Perpetual peace is frustrated by endemic warfare, ritual battles (Mindanaoan rido), and class conflicts, among others. Review, for instance, the Phnom Penh Resolution of 2012, which reiterated that “hegemonic acts of militarism, chauvinistic nationalism, colonial expansionism, and a failure to address past issues and grievances, including irresponsible denial of past war crimes, are obstructing the road to historical reconciliation and a regional peaceful community in East Asia.” [Adopted by all the participants from 19 countries and territories at the East Asian Conference of NGOs on History and Peace on 18-20 October 2012 at Phnom Penh, Cambodia]
Perpetual peace is sabotaged by the military-industrial complex as well as the medical-industrial complex. “The most important health-care development of the day is the recent, relatively unheralded rise of a huge new industry that supplies health-care services for profit…This new ‘medical-industrial complex’ may be more efficient than its nonprofit competition, but it creates the problems of overuse and fragmentation of services, overemphasis on technology, and ‘cream-skimming,’ and it may also exercise undue influence on national health policy. In this medical market, physicians must act as discerning purchasing agents for their patients and therefore should have no conflicting financial interests.” [N Engl J Med. 1980; 303: 963—70]
With hope tempered by realism, we expect that the ideal of perpetual peace will be substantiated at the ongoing 2020 International Conference of NGOs on History and Peace, thus, we suggest a re-reading of “Peace” by Aristophanes, especially this retort from Hermes: “Because they have afforded you an opportunity for peace more than once, but you have always preferred war. If the Laconians got the very slightest advantage, they would exclaim, ‘By the Twin Brethren! The Athenians shall smart for this.’ If, on the contrary, the latter triumphed and the Laconians came with peace proposals, you would say, ‘By Demeter, they want to deceive us. No, by Zeus, we will not hear a word; they will always be coming as long as we hold Pylos’.”

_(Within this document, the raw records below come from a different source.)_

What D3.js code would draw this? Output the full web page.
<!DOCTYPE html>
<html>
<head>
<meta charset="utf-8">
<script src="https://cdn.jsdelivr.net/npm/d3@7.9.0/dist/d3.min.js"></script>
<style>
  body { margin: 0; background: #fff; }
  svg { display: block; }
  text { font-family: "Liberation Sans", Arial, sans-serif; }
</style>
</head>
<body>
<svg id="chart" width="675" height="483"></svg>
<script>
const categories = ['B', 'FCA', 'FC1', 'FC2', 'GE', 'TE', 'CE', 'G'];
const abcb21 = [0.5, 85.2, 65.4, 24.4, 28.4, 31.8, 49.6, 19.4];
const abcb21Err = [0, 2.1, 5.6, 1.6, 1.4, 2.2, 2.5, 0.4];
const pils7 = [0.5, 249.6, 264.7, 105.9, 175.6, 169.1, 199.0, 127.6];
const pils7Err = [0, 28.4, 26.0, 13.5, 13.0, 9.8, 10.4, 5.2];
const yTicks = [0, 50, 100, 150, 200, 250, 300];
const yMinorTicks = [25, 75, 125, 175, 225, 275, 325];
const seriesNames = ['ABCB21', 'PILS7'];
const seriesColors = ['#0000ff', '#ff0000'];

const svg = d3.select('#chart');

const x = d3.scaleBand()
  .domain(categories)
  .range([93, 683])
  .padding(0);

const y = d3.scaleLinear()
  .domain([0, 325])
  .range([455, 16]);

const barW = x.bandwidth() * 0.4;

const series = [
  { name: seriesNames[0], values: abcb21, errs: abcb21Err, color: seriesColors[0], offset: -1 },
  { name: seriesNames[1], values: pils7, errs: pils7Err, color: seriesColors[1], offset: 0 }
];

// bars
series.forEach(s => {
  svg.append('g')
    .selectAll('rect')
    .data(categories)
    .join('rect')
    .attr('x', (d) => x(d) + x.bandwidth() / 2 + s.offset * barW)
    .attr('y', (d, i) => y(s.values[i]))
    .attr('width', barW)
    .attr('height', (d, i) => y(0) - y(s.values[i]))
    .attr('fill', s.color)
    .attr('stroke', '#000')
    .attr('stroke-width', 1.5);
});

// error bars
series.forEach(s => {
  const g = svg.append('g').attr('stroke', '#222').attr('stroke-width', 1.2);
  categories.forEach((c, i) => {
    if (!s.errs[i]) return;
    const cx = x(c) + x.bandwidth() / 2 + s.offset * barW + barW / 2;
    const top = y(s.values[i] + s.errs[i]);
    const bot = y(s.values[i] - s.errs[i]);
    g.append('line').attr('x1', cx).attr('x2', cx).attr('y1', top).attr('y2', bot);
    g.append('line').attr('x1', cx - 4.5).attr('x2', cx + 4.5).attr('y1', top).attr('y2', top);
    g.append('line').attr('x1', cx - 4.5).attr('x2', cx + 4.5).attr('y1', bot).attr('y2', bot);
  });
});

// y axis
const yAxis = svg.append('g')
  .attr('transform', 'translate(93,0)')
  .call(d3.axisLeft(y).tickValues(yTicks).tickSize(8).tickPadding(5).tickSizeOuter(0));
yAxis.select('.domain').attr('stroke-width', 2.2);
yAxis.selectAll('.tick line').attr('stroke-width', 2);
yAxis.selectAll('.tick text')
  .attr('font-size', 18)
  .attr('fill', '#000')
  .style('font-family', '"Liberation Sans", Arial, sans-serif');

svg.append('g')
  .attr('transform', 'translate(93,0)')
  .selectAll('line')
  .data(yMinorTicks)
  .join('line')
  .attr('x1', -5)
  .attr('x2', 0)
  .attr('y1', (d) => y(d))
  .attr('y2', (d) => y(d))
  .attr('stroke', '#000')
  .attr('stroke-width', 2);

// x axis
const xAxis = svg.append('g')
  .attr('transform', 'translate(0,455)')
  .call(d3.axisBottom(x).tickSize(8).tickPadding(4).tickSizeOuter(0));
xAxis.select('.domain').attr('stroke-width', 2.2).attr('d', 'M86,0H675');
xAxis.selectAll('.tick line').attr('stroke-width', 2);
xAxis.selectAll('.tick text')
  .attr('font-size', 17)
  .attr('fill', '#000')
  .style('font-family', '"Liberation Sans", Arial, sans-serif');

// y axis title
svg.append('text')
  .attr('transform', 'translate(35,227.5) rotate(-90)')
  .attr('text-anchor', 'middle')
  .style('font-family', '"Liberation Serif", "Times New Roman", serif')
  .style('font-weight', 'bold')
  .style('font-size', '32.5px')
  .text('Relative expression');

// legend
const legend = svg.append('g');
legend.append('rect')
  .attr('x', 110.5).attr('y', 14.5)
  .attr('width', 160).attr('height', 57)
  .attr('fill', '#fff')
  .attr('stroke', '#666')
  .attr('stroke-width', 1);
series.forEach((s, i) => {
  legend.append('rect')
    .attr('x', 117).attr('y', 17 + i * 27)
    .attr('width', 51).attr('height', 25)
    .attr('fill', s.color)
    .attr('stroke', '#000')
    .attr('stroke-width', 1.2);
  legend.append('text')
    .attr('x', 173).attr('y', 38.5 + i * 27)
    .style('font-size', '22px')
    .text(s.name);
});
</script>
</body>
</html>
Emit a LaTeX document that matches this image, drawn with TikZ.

Kudos to Sungho Kang (Secretary-General, History NGO Forum for Peace in East Asia, Korea) for his amiable conduction of both the International Thursday Forum and the 2020 International Conference and we share parts of the Statement on the International Response to COVID-19 from the Global Citizenship Network of the History NGO Forum for Peace in East Asia endorsed by Maja Groff (International Lawyer, Canada), Raymond Ciriaco (Consultant-Facilitator of the Franklin Covey Center for Leadership and Change in the Philippines), Vesselin Popovski (Professor and Executive Director, Centre for the Study of United Nations, O.P. Jindal Global University, Haryana, India), and Charis Psaltis (Professor of Social and Developmental Psychology, University of Cyprus), among others:
“We would rather believe that global cooperation should be key in these challenging times, and that human-faced Cooperative Leadership–rather than strategies of confrontation and competition, including the spreading of false information, blaming and aggressive disputing–will safeguard our collective well-being.”